Bangladesh v West Indies

At Dhaka, December 8, 9, 10, 2002

15-Apr-2004
At Dhaka, December 8, 9, 10, 2002. West Indies won by an innings and 310 runs. Toss: West Indies. Test debuts: Anwar Hossain Piju; V. C. Drakes.
Bangladesh hit several new lows on the third day: their lowest innings total, their lowest match aggregate, and the biggest defeat in their 16 Tests. It was all due to Jermaine Lawson, the 20-year-old Jamaican fast bowler, who had made his Test debut at Chennai in October. He propelled himself into the record books with scarcely believable figures of 6.5-4-3-6, the most economical six-wicket haul in Test history. Only Australia's Ernie Toshack had taken five or more for fewer runs, when he claimed five for two against India at Brisbane in 1947-48. All Lawson's six wickets came in a devastating 15-ball spell, in which he did not concede a single run; in one over, he took three in four deliveries. Bangladesh collapsed from 80 for three, losing their final seven for as many runs as the last five all made ducks. They had lasted 31.5 overs, only eight balls more than their shortest innings, against South Africa at Potchefstroom a few weeks earlier.
In South Africa, Bangladesh had only once succumbed for less than 170, so a much better show was expected at home against a bowling attack which was hardly fearsome by West Indian standards. But it started to go wrong when they were inserted and lost opener Hannan Sarkar to the first ball of the match, a perfect yorker from left-arm pacer Collins. He and Vasbert Drakes were too hot for the batsmen to handle; Bangladesh were tottering at 44 for five by the 16th over. Alok Kapali carried forward his one-day form, scoring his first Test fifty, and stabilised the innings, adding 73 with captain Khaled Masud. But when both departed inside nine balls there was little further resistance: the innings folded for 139. Collins was the chief destroyer, with five; Vasbert Drakes, making his Test debut at the ripe age of 33, after 142 first-class matches, took four, just as he had in each of the one-day games. Other than Alok and Masud, only Habibul Bashar reached double figures, which made him the first Bangladeshi to score 1,000 Test runs.
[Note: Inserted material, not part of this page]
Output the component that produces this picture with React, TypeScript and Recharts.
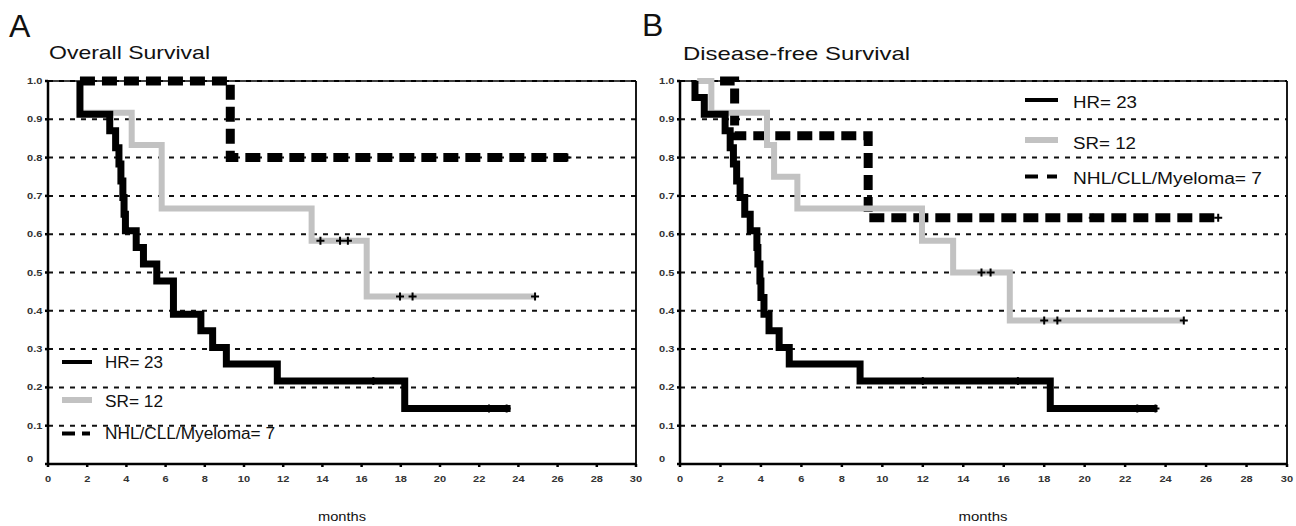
import React from 'react';
import { ComposedChart, Line, Scatter, XAxis, YAxis, CartesianGrid, ReferenceLine } from 'recharts';

const FONT = '"Liberation Sans", Arial, sans-serif';
const GRAY = '#c2c2c2';

const monthTicks = [0, 2, 4, 6, 8, 10, 12, 14, 16, 18, 20, 22, 24, 26, 28, 30];
const survTicks = [0, 0.1, 0.2, 0.3, 0.4, 0.5, 0.6, 0.7, 0.8, 0.9, 1.0];

// A: overall survival
const osHrTimes = [1.63, 1.63, 3.15, 3.45, 3.62, 3.72, 3.82, 3.88, 3.95, 4.5, 4.87, 5.55, 6.4, 7.8, 8.4, 9.1, 11.7, 18.2, 23.6];
const osHrSurv = [1.0, 0.913, 0.87, 0.826, 0.783, 0.739, 0.696, 0.652, 0.609, 0.565, 0.522, 0.478, 0.391, 0.348, 0.304, 0.261, 0.217, 0.145, 0.145];
const osHrCensT = [16.6, 22.5, 23.4];
const osHrCensS = [0.217, 0.145, 0.145];

const osSrTimes = [1.63, 1.63, 4.27, 5.8, 13.45, 16.26, 24.85];
const osSrSurv = [1.0, 0.917, 0.833, 0.667, 0.583, 0.4375, 0.4375];
const osSrCensT = [13.9, 14.9, 15.3, 17.96, 18.6, 24.85];
const osSrCensS = [0.583, 0.583, 0.583, 0.4375, 0.4375, 0.4375];

const osNhlTimes = [1.63, 9.3, 26.5];
const osNhlSurv = [1.0, 0.8, 0.8];
const osNhlCensT = [26.5];
const osNhlCensS = [0.8];

// B: disease-free survival
const dfsHrTimes = [0.74, 0.74, 1.2, 2.23, 2.48, 2.64, 2.8, 2.97, 3.2, 3.47, 3.8, 3.85, 3.95, 4.0, 4.15, 4.4, 4.9, 5.4, 8.9, 18.3, 23.6];
const dfsHrSurv = [1.0, 0.957, 0.913, 0.87, 0.826, 0.783, 0.739, 0.696, 0.652, 0.609, 0.565, 0.522, 0.478, 0.435, 0.391, 0.348, 0.304, 0.261, 0.217, 0.145, 0.145];
const dfsHrCensT = [12.0, 16.7, 22.6, 23.5];
const dfsHrCensS = [0.217, 0.217, 0.145, 0.145];

const dfsSrTimes = [0.85, 1.55, 4.3, 4.65, 5.8, 11.96, 13.5, 16.3, 24.9];
const dfsSrSurv = [1.0, 0.917, 0.833, 0.75, 0.667, 0.583, 0.5, 0.375, 0.375];
const dfsSrCensT = [14.9, 15.35, 18.0, 18.65, 24.9];
const dfsSrCensS = [0.5, 0.5, 0.375, 0.375, 0.375];

const dfsNhlTimes = [1.98, 2.7, 9.3, 26.6];
const dfsNhlSurv = [1.0, 0.857, 0.643, 0.643];
const dfsNhlCensT = [20.4, 26.6];
const dfsNhlCensS = [0.643, 0.643];

const pts = (ts: number[], ss: number[]) => ts.map((t, i) => ({ t, s: ss[i] }));

const Plus = (props: any) => {
  const { cx, cy } = props;
  return (
    <path d={`M${cx - 4},${cy}H${cx + 4}M${cx},${cy - 4}V${cy + 4}`} stroke="#000" strokeWidth={2} fill="none" />
  );
};

const YTick = (props: any) => {
  const { x, y, payload } = props;
  const v = payload.value;
  const label = v === 0 ? '0' : v.toFixed(1);
  return (
    <text
      x={0}
      y={0}
      transform={`translate(${x - 18},${y + (v === 0 ? -2 : 3)}) scale(1.3,1)`}
      fontSize={8.5}
      fontWeight="bold"
      fill="#333"
      fontFamily={FONT}
    >
      {label}
    </text>
  );
};

const XTick = (props: any) => {
  const { x, y, payload } = props;
  return (
    <text
      x={0}
      y={0}
      transform={`translate(${x},${y + 15}) scale(1.3,1)`}
      textAnchor="middle"
      fontSize={8.5}
      fontWeight="bold"
      fill="#333"
      fontFamily={FONT}
    >
      {payload.value}
    </text>
  );
};

interface PanelProps {
  left: number;
  margin: { top: number; right: number; left: number; bottom: number };
  hr: { t: number; s: number }[];
  sr: { t: number; s: number }[];
  nhl: { t: number; s: number }[];
  censors: { t: number; s: number }[][];
}

const Panel = ({ left, margin, hr, sr, nhl, censors }: PanelProps) => (
  <div style={{ position: 'absolute', left, top: 0 }}>
    <ComposedChart width={648} height={526} margin={margin}>
      <CartesianGrid vertical={false} stroke="#111" strokeWidth={2} strokeDasharray="5 6" />
      <XAxis
        type="number"
        dataKey="t"
        domain={[0, 30]}
        ticks={monthTicks}
        height={30}
        axisLine={{ stroke: '#000', strokeWidth: 2.5 }}
        tickLine={{ stroke: '#000', strokeWidth: 2.5 }}
        tickSize={3}
        tickMargin={0}
        tick={<XTick />}
        interval={0}
      />
      <YAxis
        type="number"
        domain={[0, 1]}
        ticks={survTicks}
        width={30}
        axisLine={{ stroke: '#000', strokeWidth: 2.5 }}
        tickLine={{ stroke: '#000', strokeWidth: 2.5 }}
        tickSize={3}
        tickMargin={0}
        tick={<YTick />}
        interval={0}
      />
      <ReferenceLine y={1} stroke="#000" strokeWidth={1.3} />
      <ReferenceLine x={30} stroke="#000" strokeWidth={1.8} />
      <Line data={nhl} dataKey="s" type="stepAfter" stroke="#000" strokeWidth={9} strokeDasharray="15 7" dot={false} isAnimationActive={false} />
      <Line data={sr} dataKey="s" type="stepAfter" stroke={GRAY} strokeWidth={6} dot={false} isAnimationActive={false} />
      <Line data={hr} dataKey="s" type="stepAfter" stroke="#000" strokeWidth={7} dot={false} isAnimationActive={false} />
      {censors.map((c, i) => (
        <Scatter key={i} data={c} dataKey="s" shape={<Plus />} isAnimationActive={false} />
      ))}
    </ComposedChart>
  </div>
);

const T = (p: { x: number; y: number; size: number; len?: number; anchor?: string; children: string }) => (
  <text
    x={p.x}
    y={p.y}
    fontSize={p.size}
    fontFamily={FONT}
    fill="#111"
    textAnchor={p.anchor || 'start'}
    textLength={p.len}
    lengthAdjust={p.len ? 'spacingAndGlyphs' : undefined}
  >
    {p.children}
  </text>
);

export default function App() {
  return (
    <div style={{ position: 'absolute', left: 0, top: 0, width: 1296, height: 526, background: '#fff', overflow: 'hidden' }}>
      <Panel
        left={0}
        margin={{ top: 81, right: 12, left: 18, bottom: 32 }}
        hr={pts(osHrTimes, osHrSurv)}
        sr={pts(osSrTimes, osSrSurv)}
        nhl={pts(osNhlTimes, osNhlSurv)}
        censors={[pts(osHrCensT, osHrCensS), pts(osSrCensT, osSrCensS), pts(osNhlCensT, osNhlCensS)]}
      />
      <Panel
        left={648}
        margin={{ top: 81, right: 9, left: 2, bottom: 32 }}
        hr={pts(dfsHrTimes, dfsHrSurv)}
        sr={pts(dfsSrTimes, dfsSrSurv)}
        nhl={pts(dfsNhlTimes, dfsNhlSurv)}
        censors={[pts(dfsHrCensT, dfsHrCensS), pts(dfsSrCensT, dfsSrCensS), pts(dfsNhlCensT, dfsNhlCensS)]}
      />
      <svg width={1296} height={526} style={{ position: 'absolute', left: 0, top: 0, pointerEvents: 'none' }}>
        <T x={9} y={37} size={32}>A</T>
        <T x={49} y={59} size={19} len={161}>Overall Survival</T>
        <T x={642} y={36} size={32}>B</T>
        <T x={683} y={60} size={19} len={227}>Disease-free Survival</T>
        <T x={342} y={521} size={13} len={48} anchor="middle">months</T>
        <T x={983} y={521} size={13} len={49} anchor="middle">months</T>

        <line x1={62} x2={92} y1={362} y2={362} stroke="#000" strokeWidth={4} />
        <T x={105} y={368} size={16} len={58}>HR= 23</T>
        <line x1={62} x2={92} y1={400} y2={400} stroke={GRAY} strokeWidth={6} />
        <T x={105} y={407} size={16} len={58}>SR= 12</T>
        <line x1={62} x2={75} y1={433.5} y2={433.5} stroke="#000" strokeWidth={4} />
        <line x1={82} x2={90} y1={433.5} y2={433.5} stroke="#000" strokeWidth={4} />
        <T x={105} y={439} size={16} len={170}>NHL/CLL/Myeloma= 7</T>

        <line x1={1025} x2={1058} y1={100} y2={100} stroke="#000" strokeWidth={4} />
        <T x={1073} y={107.5} size={16} len={64}>HR= 23</T>
        <line x1={1025} x2={1058} y1={140} y2={140} stroke={GRAY} strokeWidth={6} />
        <T x={1073} y={149} size={16} len={63}>SR= 12</T>
        <line x1={1025} x2={1038} y1={176.5} y2={176.5} stroke="#000" strokeWidth={4} />
        <line x1={1047} x2={1057} y1={176.5} y2={176.5} stroke="#000" strokeWidth={4} />
        <T x={1073} y={184} size={16} len={189}>NHL/CLL/Myeloma= 7</T>
      </svg>
    </div>
  );
}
West Indian openers Gayle and Hinds almost matched the home side's total with a 131-run partnership. But both fell on the second morning, in the same over from Tapash Baisya. Chanderpaul soon followed, but Bangladesh's joy evaporated when Sarwan and Samuels shared a fine stand of 176. Sarwan, who had got his first international century in the one-day game a week earlier, added a maiden Test hundred, after passing the fifty mark 14 times in his previous 48 innings. Samuels fell nine short of his second successive Test century, and Jacobs was stranded on the same score when West Indies were finally bowled out for a huge 536. That meant a lead of 397 and, thanks to Lawson, they completed the seventh-largest victory in all Tests on the third evening.
Man of the Match: J. J. C. Lawson.
Close of play: First day, West Indies 118-0 (Gayle 44, Hinds 73); Second day, West Indies 400-5 (Ganga 34, Jacobs 14).